¿Nosotras somos mentirosas? // Manuela Luz Alvarez y Sofía Brihet.
Antes de afirmar intuitivamente que el universo de los Derechos Humanos sigue siendo una zona potente de creación de criterios de justicia, cabe volver a la pregunta básica: ¿qué es la Justicia? ¿Puede definirse lo justo? Está claro que no se trata de conceptos inertes: la construcción de criterios de lo que es considerado justo y la forma en que se ejerce la justicia son móviles, diferenciadas y no están exentas de conflicto.
¿Qué criterios de justicia se busca construir desde el actual gobierno nacional? Asistimos a una suerte de meritocracia del derecho. Para la ministra de seguridad, un policía que actúa como policía no debería pasar por un juzgado, aunque le haya disparado por la espalda a una persona que huye. Del otro lado, a quien le dieron el papel del ladrón, tampoco tiene la oportunidad de pasar por la justicia, porque ya está muerto. La lógica del que culpabiliza a las víctimas, aquel “algo habrán hecho”, sigue vigente en la idea de que el ladrón de algún modo merecía morir y vuelve incesantemente a la pregunta por el largo de la pollera de una chica violada.
En tiempos donde pareciera que todo es disputa semántica y espacios de opinión, importa recordar que las palabras pueden ser performativas y que los discursos envuelven acciones. La muerte es falsa en el plano de la ficción: el actor se levanta, se limpia el jugo rojo y vuelve a su casa. Todo se puede hacer y deshacer. Pero en la realidad, el cuerpo que cae no se levanta, la muerte es, y no se revierte ni se repara pidiendo perdón.
El uso de discursos ambiguos y cargados de eufemismos, que no afirman ni niegan los hechos, fue la estrategia de comunicación de quienes llevaron adelante el golpe de Estado de 1976. Videla afirmaba en una conferencia que “(…) mientras sea desaparecido no puede tener ningún tratamiento especial, es una incógnita, es un desaparecido, no tiene entidad, no está… ni muerto ni vivo, está desaparecido”. Nuestro macrismo busca instalar ese tipo de discursos donde la realidad parece ser secundaria y los poderosos, amparados en la posibilidad de cometer errores, pueden hacer sin querer queriendo. En la realidad, la violencia es ejercida sobre los cuerpos. Los intentos de invisibilizarlos y de despolitizarlos no borran el miedo y el dolor que se percibe sensiblemente en un contexto de incremento de la represión con el fin de ordenar a los muchos.

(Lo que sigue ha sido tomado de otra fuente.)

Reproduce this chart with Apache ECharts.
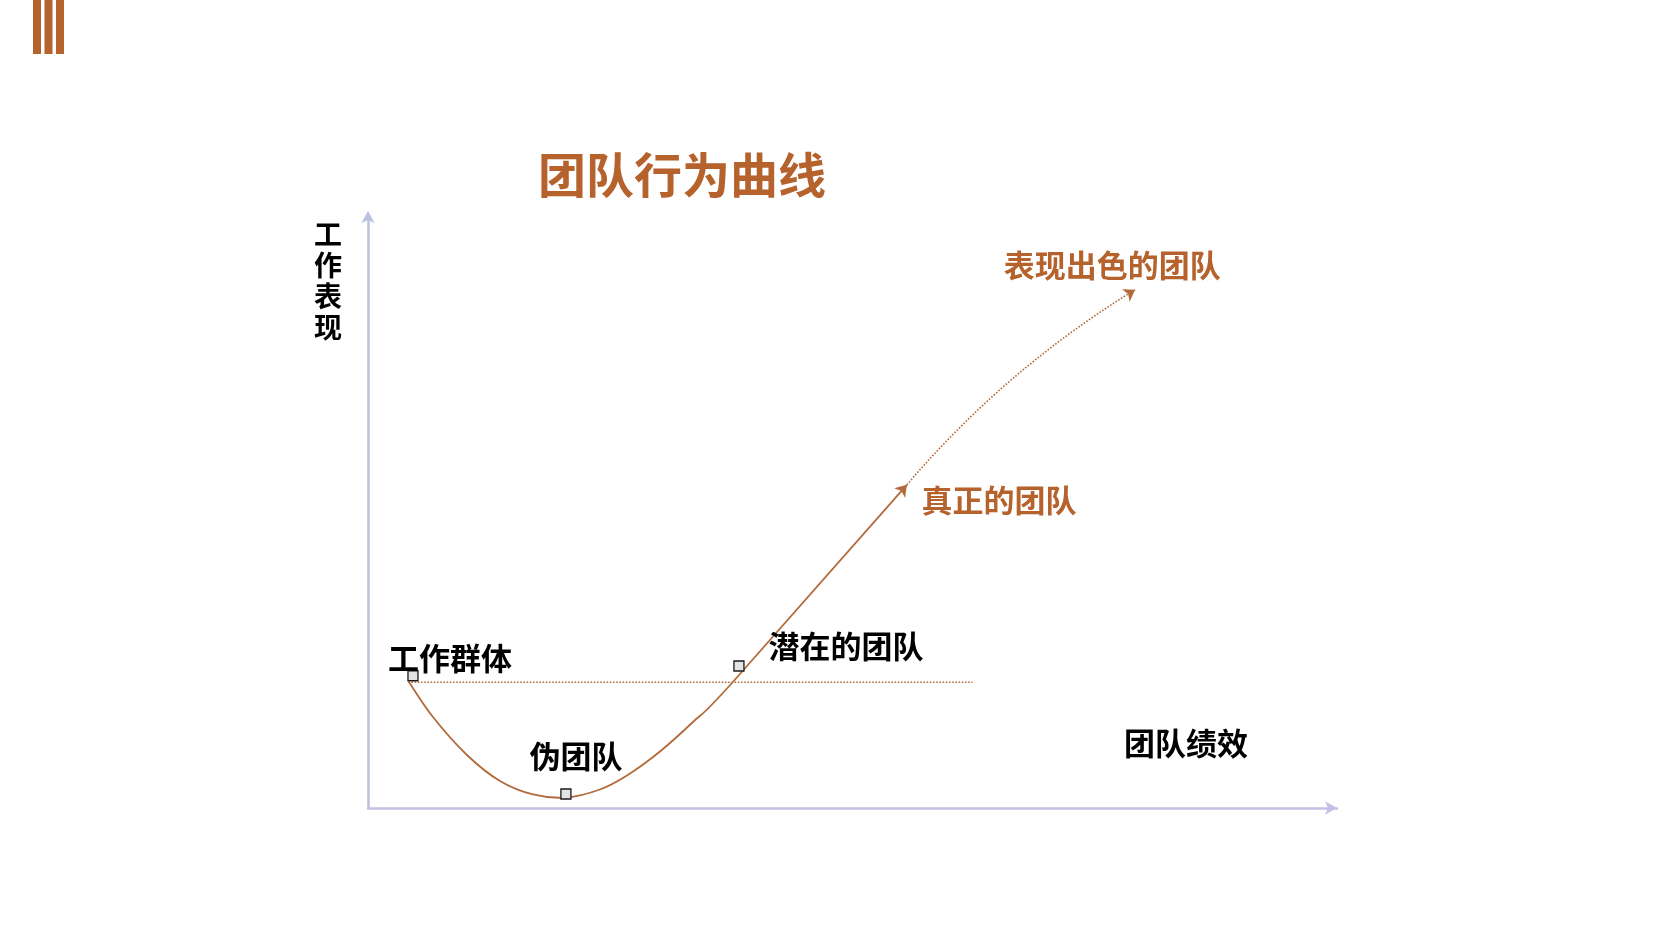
<!DOCTYPE html>
<html>
<head>
<meta charset="utf-8">
<script src="https://cdn.jsdelivr.net/npm/echarts@6/dist/echarts.min.js"></script>
<style>
html,body{margin:0;padding:0;background:#fff;}
#chart{width:1653px;height:929px;}
</style>
</head>
<body>
<div id="chart"></div>
<script>
// ---- data ----
const titleText = '团队行为曲线';
const xAxisName = '团队绩效';
const yAxisName = '工作表现';
// U-shaped part of the curve (团队绩效, 工作表现)
const curveX = [4.18, 6.63, 10.10, 13.47, 16.84, 20.20, 23.67, 26.43, 29.80, 33.16, 37.24];
const curveY = [21.25, 15.35, 8.94, 4.55, 2.28, 1.77, 3.12, 5.48, 9.53, 14.50, 21.25];
// straight rise to the real team, then dotted rise to the high-performing team
const riseStart = [37.24, 21.25];
const riseEnd = [55.0, 54.5];
const topEnd = [78.3, 87.4];
// dotted reference level of the working group
const levelX = [4.1, 61.7];
const levelY = 21.2;
// milestone points (squares)
const stageNames = ['工作群体', '伪团队', '潜在的团队'];
const stageX = [4.59, 20.2, 37.86];
const stageY = [22.3, 2.36, 23.95];
// arrow-tip labels
const tipNames = ['真正的团队', '表现出色的团队'];

// ---- chart ----
const brown = '#B5622D';
const lineBrown = '#B36A3A';
const font = '"Noto Sans CJK SC", "Noto Sans", sans-serif';
const chart = echarts.init(document.getElementById('chart'), null, {renderer: 'canvas'});

const labelOffsets = [[37, -18], [10, -38], [107, -20]];
const tipOffsets = [[92, 15], [-23, -24]];
const tipPts = [riseEnd, topEnd];

// smooth path through the curve points (Catmull-Rom drawn as cubic Béziers),
// positioned with the chart's own coordinate system
function renderCurve(params, api) {
  const pts = curveX.map((x, i) => api.coord([x, curveY[i]]));
  const next = api.coord(riseEnd); // end tangent continues into the straight rise
  const P = i => (i < 0 ? pts[0] : (i >= pts.length ? next : pts[i]));
  let d = 'M' + pts[0][0] + ' ' + pts[0][1];
  for (let i = 0; i < pts.length - 1; i++) {
    const p0 = P(i - 1), p1 = P(i), p2 = P(i + 1), p3 = P(i + 2);
    const c1 = [p1[0] + (p2[0] - p0[0]) / 6, p1[1] + (p2[1] - p0[1]) / 6];
    const c2 = [p2[0] - (p3[0] - p1[0]) / 6, p2[1] - (p3[1] - p1[1]) / 6];
    d += ' C' + c1[0] + ' ' + c1[1] + ' ' + c2[0] + ' ' + c2[1] + ' ' + p2[0] + ' ' + p2[1];
  }
  return {
    type: 'path',
    shape: {pathData: d},
    style: {stroke: lineBrown, fill: 'none', lineWidth: 1.8}
  };
}

chart.setOption({
  animation: false,
  backgroundColor: '#ffffff',
  title: {
    text: titleText,
    left: 538, top: 150, padding: 0,
    textStyle: {color: brown, fontSize: 48, fontWeight: 'bold', fontFamily: font, lineHeight: 50}
  },
  graphic: [
    {type: 'rect', left: 33, top: 0, shape: {width: 8, height: 54}, style: {fill: brown}},
    {type: 'rect', left: 44.5, top: 0, shape: {width: 8, height: 54}, style: {fill: brown}},
    {type: 'rect', left: 56, top: 0, shape: {width: 8, height: 54}, style: {fill: brown}},
    {type: 'text', x: 1186, y: 743,
      style: {text: xAxisName, fill: '#000', font: 'bold 31px ' + font,
        textAlign: 'center', textVerticalAlign: 'middle'}}
  ],
  grid: {left: 368, right: 316, top: 215, bottom: 121, containLabel: false},
  xAxis: {
    type: 'value', min: 0, max: 98.9,
    axisLine: {show: true, symbol: ['none', 'arrow'], symbolSize: [10, 12],
      lineStyle: {color: '#C3C1E6', width: 2.5}},
    axisTick: {show: false}, axisLabel: {show: false}, splitLine: {show: false}
  },
  yAxis: {
    type: 'value', min: 0, max: 100,
    name: yAxisName.split('').join('\n'), nameLocation: 'end', nameGap: -128,
    nameTextStyle: {color: '#000', fontSize: 28, fontWeight: 'bold', fontFamily: font,
      align: 'right', verticalAlign: 'bottom', lineHeight: 31, padding: [0, 26, 0, 0]},
    axisLine: {show: true, symbol: ['none', 'arrow'], symbolSize: [10, 12], symbolOffset: [0, 4],
      lineStyle: {color: '#BAC0DF', width: 2.5}},
    axisTick: {show: false}, axisLabel: {show: false}, splitLine: {show: false}
  },
  series: [
    {
      type: 'line', name: 'level', silent: true, symbol: 'none',
      data: levelX.map(x => [x, levelY]),
      lineStyle: {color: lineBrown, width: 1.6, type: 'dotted'}, z: 2
    },
    {
      type: 'custom', name: 'curve', silent: true, coordinateSystem: 'cartesian2d',
      renderItem: renderCurve, clip: false,
      data: [[curveX[0], curveY[0]]], z: 3
    },
    {
      type: 'lines', coordinateSystem: 'cartesian2d', silent: true,
      symbol: ['none', 'arrow'], symbolSize: 11,
      lineStyle: {color: lineBrown, width: 1.8, curveness: 0, opacity: 1},
      data: [{coords: [riseStart, riseEnd]}], z: 3
    },
    {
      type: 'lines', coordinateSystem: 'cartesian2d', silent: true,
      symbol: ['none', 'arrow'], symbolSize: 11,
      lineStyle: {color: lineBrown, width: 1.6, type: 'dotted', curveness: 0.08, opacity: 1},
      data: [{coords: [riseEnd, topEnd]}], z: 3
    },
    {
      type: 'scatter', name: 'stages', silent: true, symbol: 'rect', symbolSize: 10,
      itemStyle: {color: '#E4E4E4', borderColor: '#1a1a1a', borderWidth: 1.3, opacity: 1},
      data: stageNames.map((n, i) => ({
        name: n, value: [stageX[i], stageY[i]],
        label: {offset: labelOffsets[i]}
      })),
      label: {show: true, position: 'inside', formatter: '{b}', color: '#000', opacity: 1,
        fontSize: 31, fontWeight: 'bold', fontFamily: font, textBorderWidth: 0},
      z: 5
    },
    {
      type: 'scatter', name: 'tips', silent: true, symbol: 'circle', symbolSize: 1,
      itemStyle: {color: 'rgba(255,255,255,0)', opacity: 1},
      data: tipNames.map((n, i) => ({
        name: n, value: tipPts[i],
        label: {offset: tipOffsets[i]}
      })),
      label: {show: true, position: 'inside', formatter: '{b}', color: brown, opacity: 1,
        fontSize: 31, fontWeight: 'bold', fontFamily: font, textBorderWidth: 0},
      z: 5
    }
  ]
});
</script>
</body>
</html>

Durante la última dictadura cívico-militar, tanto el terrorismo de Estado como las políticas económicas y sociales buscaron generar una atomización social, una ruptura de las solidaridades de clase y la instauración de la sospecha sobre el semejante. La continuidad de un modelo individualista y la sujeción a una productividad ubican a cada individuo en el lugar que supuestamente se merece. Si nos desidentificamos con el prójimo, el otro no puede afectarme. Frente a esta escena, la defensa de los Derechos Humanos reaparece como una posibilidad de volver a lo colectivo y de apelar a una sensibilidad empática hacia un otro con derecho a la existencia. Un otro que puede ser pobre, negro, trans, mapuche, gay, inmigrante, militante y/o mujer.
En nuestro país, las mujeres fueron pioneras en la lucha por los Derechos Humanos. Frente a la urgencia de la desaparición de sus hijos, las Madres se organizaron por fuera de cualquier canal institucional o poder establecido. Hoy las mujeres nos levantamos masivamente contra los femicidios, la violencia de género y la trata de personas. Ante la complicidad de las fuerzas de seguridad, de jueces y de políticos, se alza una lucha que nace fuera de las entrañas del poder en defensa del derecho más básico de un cuerpo a existir, con pleno derecho, con plena posibilidad. Quienes atacan hoy a la lucha feminista la tildan de ser parcial, propia de un grupo de feminazis, de adolescentes de clase media porteña, de intolerantes. Y a las Madres se las acusaba de locas. Cuando en realidad se trata de movimientos por naturaleza universales, inclusivos, plurales, que apelan a lo que todos compartimos y, sobre todo, a una sensibilidad política cuya vitalidad nos interpela a todos.
Este carácter vital se afirma en las movilizaciones del 24 de marzo, así como en las marchas del movimiento feminista. Frente a la violencia, los cuerpos salen a la calle con pañuelos blancos y verdes, bañados en glitter, bailando danza afro, murga, tocando sikus o tambores, llorando, cantando, gritando, abrazándose y dejando que corra la emoción en el cuerpo. Son marchas performáticas, donde salimos a disputar un lugar en la lucha por definir lo que consideramos justo.